Balance persistence and flexibility
This can be challenging, but it is important to find a balance between being determined to get a raise that reflects your worth and being flexible enough to come down to an amount your employer is comfortable with. One way to do this by negotiating in smaller increments.
Establish a timeline
If your employer says that they would offer you a raise but there isn't room for it in the budget, work with them to establish a timeline for when the raise can occur. It is important to get a fixed date. You might consider tying it to specific goals or achievements on your part. For example, you might get the raise once you have increased revenue or cut costs by a certain percentage within a specific timeline.

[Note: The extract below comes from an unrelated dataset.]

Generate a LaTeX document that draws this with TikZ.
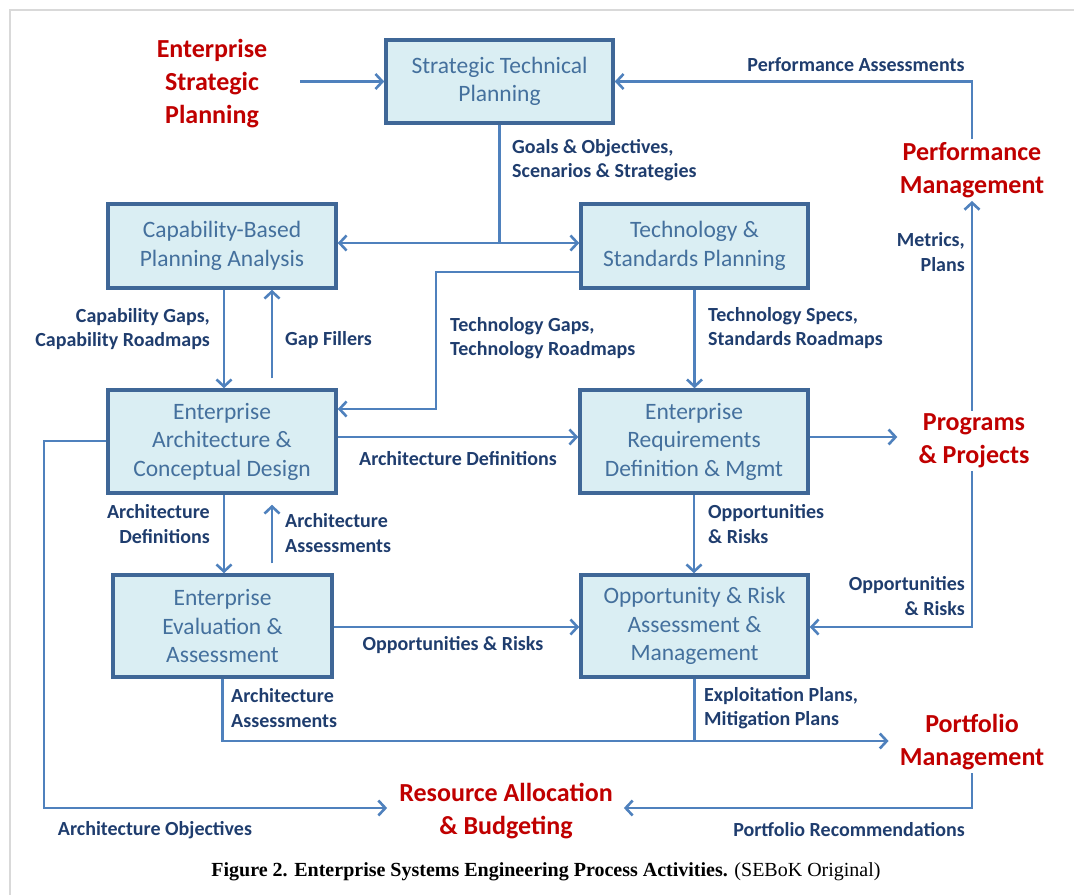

How to respond when they say no
If your employer rejects your raise request, it is important to handle the rejection well to maintain an amicable relationship. You also want to handle it well because there is still the option to ask for some alternative benefits in place of the raise. Here are a few tips for ending a raise negotiation that didn't go the way you had hoped:
Ask for alternative benefits
If your employer rejected the raise but still seemed receptive to your overall argument about the value you bring to the company, you might be able to ask for the other benefits you listed in your preparation phase. You will have to use your best judgment here to decide if this is an appropriate step.
Thank them for their time
Leave the meeting on a positive note. Even if you are considering finding a new job now that you know you aren't getting a raise, you still want to stay on good terms with your current employer. Be professional and polite throughout the entire conversation.
Being professional and polite is important, but it doesn't mean you need to apologize for asking for the raise. You did not waste their time, and you did not overstep your bounds. Asking for a raise, even when you don't get it, is a good way to demonstrate that you recognize your worth. While it is important to be calm and understanding when things don't go your way, you should walk out of that meeting with confidence. If you apologize, you're suggesting to the employer that asking for a raise was a mistake, which will work against you when you prepare to ask again.
Ask for feedback
If an employer rejects a raise request, they have a reason for it. Getting feedback about why they said no can help you determine what your next steps should be to make sure that you get a positive response in the future. Remember that asking for feedback is not a time to argue or dispute their reasoning. This is the time for you to listen, take notes and prepare to move forward.